In 1982, when most of the world was already buying Walkmans and dreaming of compact discs, Nakamichi released the ZX-9 and essentially said: we're not done yet. This was their flagship—the statement piece, the one where they stopped cutting corners and built what they'd always wanted to build. It's a machine that exists at the exact moment when cassette technology reached its absolute peak before the format became vintage.
The ZX-9 sits in a league of its own because Nakamichi understood something their competitors didn't: a cassette deck could be engineered like a turntable. Dual capstans with independent motors. Three separate heads—one for erase, one for record, one for playback—each optimized for its single job instead of being a compromised jack-of-all-trades. The transport is a precision mechanism, not an appliance. You can hear the difference immediately. The tape moves with mechanical certainty. There's no flutter, no wow. The specs read like fiction for a cassette: 0.035% wow and flutter. That's not just good for tape. That's objectively clean.
What really separates the ZX-9 is the servo-controlled bias system. Nakamichi developed a circuit that automatically adjusts record bias on the fly based on the type of cassette you're using—and it does this during the recording, sensing the actual magnetic characteristics of the tape in real time. They called it Hyper-Bass System bias control, and it meant you could load any decent cassette—Maxell UDXL, TDK SA, whatever you had—and the machine would find the sweet spot without you touching a knob. By 1982 standards, this was space-age stuff. It worked then. It works now. The engineering was that solid.
The sound is transparent in a way that separates it from the pack of good decks. A properly maintained ZX-9 with fresh pinch rollers can capture and reproduce tape like nothing else in the format. Highs are crystalline without being harsh. Mids sit flat and honest. The bass doesn't bloat. If you've only heard cassettes on prosumer gear or car decks, playing a well-recorded tape through a ZX-9 will recalibrate your entire sense of what the format can do. This is why engineers and studios kept using them for archival and mastering reference long after cassettes left the consumer market.
The honest caveat: these machines are now forty years old, and they require maintenance. The pinch rollers harden. The capstan gets sticky. The bias oscillator capacitors drift. A neglected ZX-9 sounds worse than a well-kept 2-head deck.
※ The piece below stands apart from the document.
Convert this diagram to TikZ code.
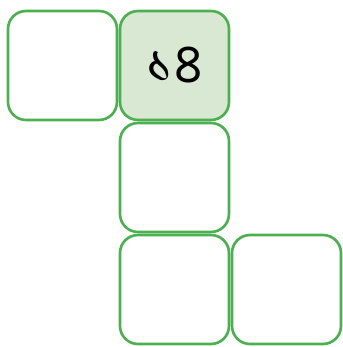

If you find one, budget for a professional service—capstan resurfacing, new rollers, a bias calibration check. Done right, you'll have a machine good for another forty years. Done wrong, you'll have an expensive paperweight.
The ZX-9 is also absurdly large and absurdly heavy. It weighs 28 pounds and needs genuine breathing room. This is not a deck you tuck into a shelf. It demands a dedicated spot, ideally on a rack with isolation feet. It's a statement piece in the most literal sense.
But if you care about tape, if you understand that a cassette deck is only as good as its transport and its electronics, the ZX-9 is the argument in favor of cassettes that never got old. It's the proof that Nakamichi meant every word about precision.